The foreclosure process differs by state, but there are some general steps to take if faced with foreclosure.
Foreclosure proceedings can begin after a single missed payment but most lenders have a grace period for late payment with a fee attached to it. It typically takes a late payment of 1 month for the alarm bells to sound off. After the second missed payment, you will receive phone calls. Many lenders will accept both late payments to bring the loan current and refuse partial payment checks.
Once payments fall 3 months behind, things will get more serious. Typically most lenders will begin the foreclosure process in 1-2 ways: judicial sale which requires the process go through the court system or power of sale, which can be carried out by the mortgage holder.
All states allow judicial sale, while only 29 allow power of sale. If your state allows power of sale, the loan papers will include a clause that says this method can be used. Power of sale is typically faster than the judicial route.
Judicial sale:
-The lender will file suit with the courts
-You’ll receive a letter from the court demanding payment
-You’ll have 30 days to responds with payment to avoid foreclosure
-At the end of the repayment period, a judgment will be entered and the lender can request sale of the property via auction.
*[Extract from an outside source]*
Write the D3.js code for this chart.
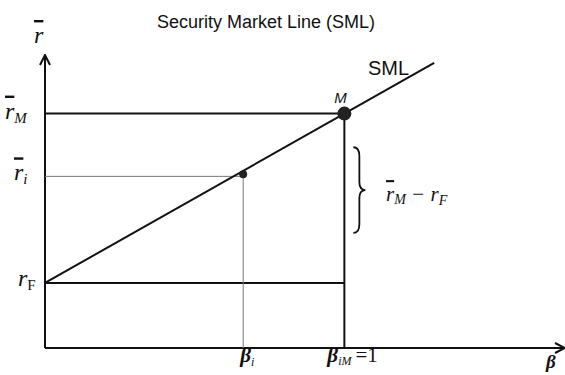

-The auction is carried out by the sheriff’s office
-Once the property is sold, you are serve dwith an eviction notice by the sheriff’s office.
Power of sale:
-The lender will serve you with papers demanding payment
-After a waiting period, the deed of trust is drawn up that temporarily conveys the property to a trustee.
-The trustee will sell the house at public auction for the lender
-Many times the foreclosures are subject to judicial review to make sure everything is carried out legally.
-There is usually a requirement for the lender to post a public notice of sale for the auction.
Both types of foreclosure require that other involved parties be notified of the proceedings. If the homeowner took out another loan against the house with a 3rd party, the lender must be contacted and its loan amount must be paid from the auction’s proceeds. If the 3rd party isn’t paid, it can apply the mortgage to the new property owner. Many times, the lender will buy the property back and attempt to sell it at a later date.
There may also be deficiency judgments made against the borrower if the sale of the property doesn’t satisfy the amount of the loan. The entire difference between the two can be required, though some states only require that difference between the fair value of the property and the loan amount to be paid.
There’s one more type of foreclosure that’s almost obsolete called strict foreclosure. Once judgment is made on the lawsuit, the property is automatically assumed by the mortgage holder. Only Connecticut and Vermont will allow this practice.